“Dejad que los niños lean buenos libros, y dejad que las historias maduren en ellos poco a poco, como se hace con el mejor vino”
“Los padres hablan demasiado”, advertía Annis Duff a mediados de los cincuenta en un libro maravilloso que ya nadie −o casi nadie− recuerda: Longer Flight. A Family Grows Up with Books, publicado por Viking hace más de medio siglo. No hay necesidad alguna de sermonear a los niños, porque la belleza de los relatos ya se encarga de presentar a los jóvenes modelos de auténtica grandeza. Por aquellos años, las obras de Duff −natural de Toronto, bibliotecaria de profesión y madre de familia− eran referenciales en cuanto a educación literaria.
En parte memorias, en parte ensayo, sus páginas reivindican el humus fértil en que se convierten los buenos libros durante la infancia y la necesidad imperiosa de leerlos en cualquier sociedad que se quiera culta y libre. «Quiero creer −escribe a la salida de la Segunda Guerra Mundial− que aquellos jóvenes a los que la literatura les ha ayudado a entenderse a sí mismos y a los demás, y que además les ofrece ejemplos de aquello a lo que pueden aspirar, sabrán encontrar un futuro decente».

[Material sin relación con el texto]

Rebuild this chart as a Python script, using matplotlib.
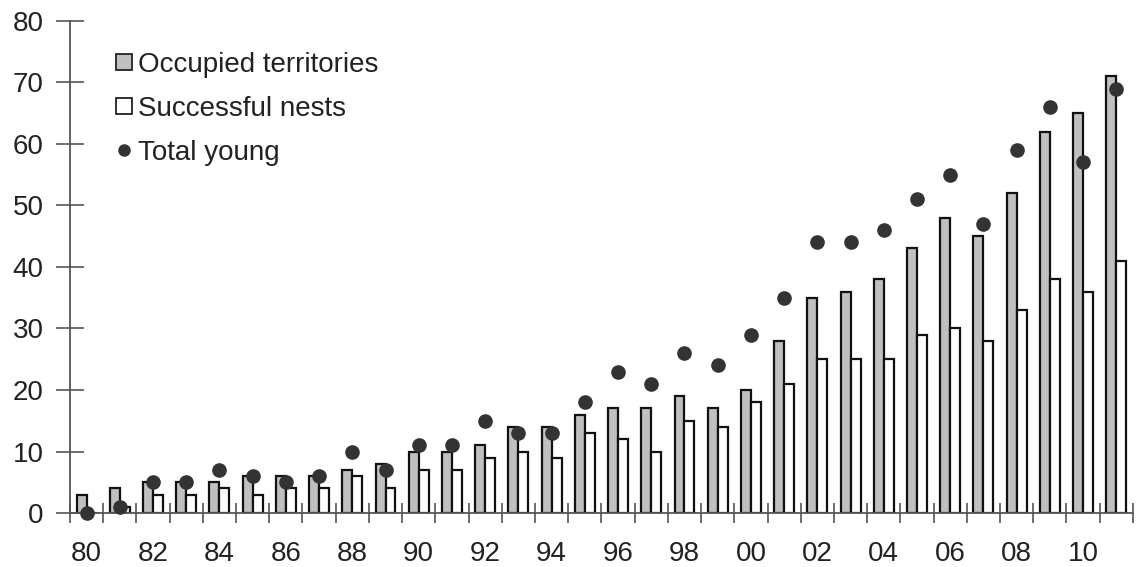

E insiste poco después: «A lo largo de mi vida he comprobado cómo los cuentos infantiles sirven para estimular el pensamiento y liberar la imaginación; profundizar en el sentido de la belleza, el humor y la capacidad de asombro; ensanchar nuestra empatía y comprensión de las emociones y la conducta humanas, y proponer los principios morales que nos ayudan a distinguir el bien del mal».
A Duff parecía preocuparle poco −en aquellos años quizás todavía no había triunfado− la tendencia a confundir la literatura infantil y juvenil con la imposición de determinados valores que se consideran políticamente correctos. No le interesaba mucho porque sostenía que el potencial educativo de los libros reside en la fuerza misma de la narración y de los personajes, en su autenticidad e integridad.
La experiencia le había enseñado que nuestras emociones se construyen más con relatos que con ideas y que sólo las “historias memorables” −por decirlo con la sabia expresión de Walter Benjamin− permiten que la inteligencia construya un edificio intelectual razonable y matizado; las historias memorables y la belleza, ambas de la mano, porque la verdad del hombre necesita de la belleza para extender sus alas y perdurar. El resto es misión del tiempo, ese gran escultor.
Por eso mismo, Duff reivindicaba la labor de los bibliotecarios, los padres y los maestros comprometidos con la lectura. Dejad que los niños lean buenos libros, venía a decir, y dejad que las historias maduren en ellos poco a poco, como se hace con el mejor vino. En realidad, se trata de un trabajo de acompañamiento −leer con ellos y junto a ellos− y también de discernimiento, más que de prédica e imposición.
Al igual que cualquier adulto, también nuestros hijos buscan narraciones que los interpelen directamente y les hablen de corazón a corazón, relatos que iluminen sus vidas, les proporcionen conocimiento y les abran espacios de esperanza y sentido. Las bibliotecas y las librerías son precisamente lugares santos porque nos hablan del esplendor de lo humano y de cómo esta grandeza puede encarnarse en cada uno de nosotros. Al final, creer en la palabra escrita supone creer en nuestro futuro. Al final y también al principio de nuestras vidas.